When we reach the landing, I manage to find a light switch and turn it on. Other than the metal grille of the building’s communal lift shaft, there’s nothing to see but a couple of doors that, you would assume, led to people’s private apartments. “I think this is it,” says my friend, knocking tentatively on one of them.

The door opens and a face peers round. A short conversation in Serbian follows and we’re ushered into a dimly lit space that would look exactly like someone’s sitting room – were it not for the fact that it is filled with young Serbs, drinking and chatting at mismatched tables and chairs. Decor is minimal. Light comes from two chandeliers and some glowing red stars that hang from the ceiling, giving everything beneath a warm, orangey-red tinge. A couple of mirrors and a few portrait photographs are the only adornments. There’s a bustling bar counter in the room where the kitchen should be, and in the hallway that leads to the bathroom a young couple break off from kissing to dance to New Order on the parquet floor. It feels as though I’ve gatecrashed a cool neighbour’s housewarming party.

Opinions vary as to why Belgrade is home to so many speakeasy-like bars – located in apartment blocks, behind shops and even, in the case of Andergraund on Pariska, in churches. One girl I chat to thinks they’re a way for entrepreneurial types in what’s still a very poor country to make extra money without necessarily paying taxes; another man puts it down to a Belgradian thirst for newness and exclusivity. Many say they have their origins in the anti-Milosevic movement of the early 1990s, when dissidents needed to meet somewhere secret to discuss their opposition to the Serbian dictator.

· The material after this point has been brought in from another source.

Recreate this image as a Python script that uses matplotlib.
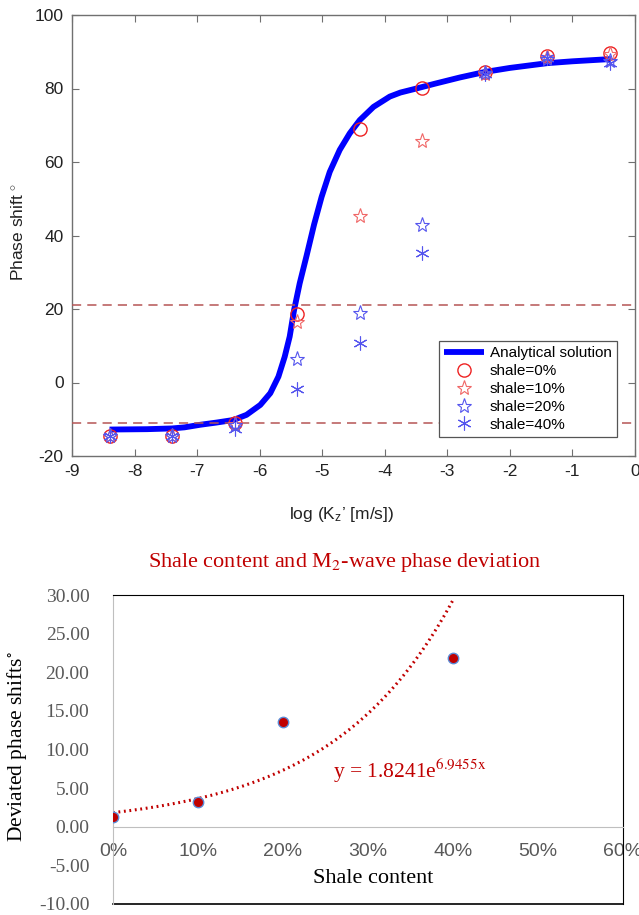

This is disputed by Gordana Plamenac, chief executive of the National Tourism Organisation of Serbia, who remembers what it was like going out in the city during the years of dictatorship. “The opposition to Milosevic may have been ineffective but it was open and widespread. People didn’t need to hide away to express their views,” she tells me. “Milosevic’s cronies, though, were well known for visiting certain bars and restaurants in the city, so my friends and I – along with a lot of other young people in Belgrade – actively sought out new places so that we wouldn’t have to have anything to do with them.”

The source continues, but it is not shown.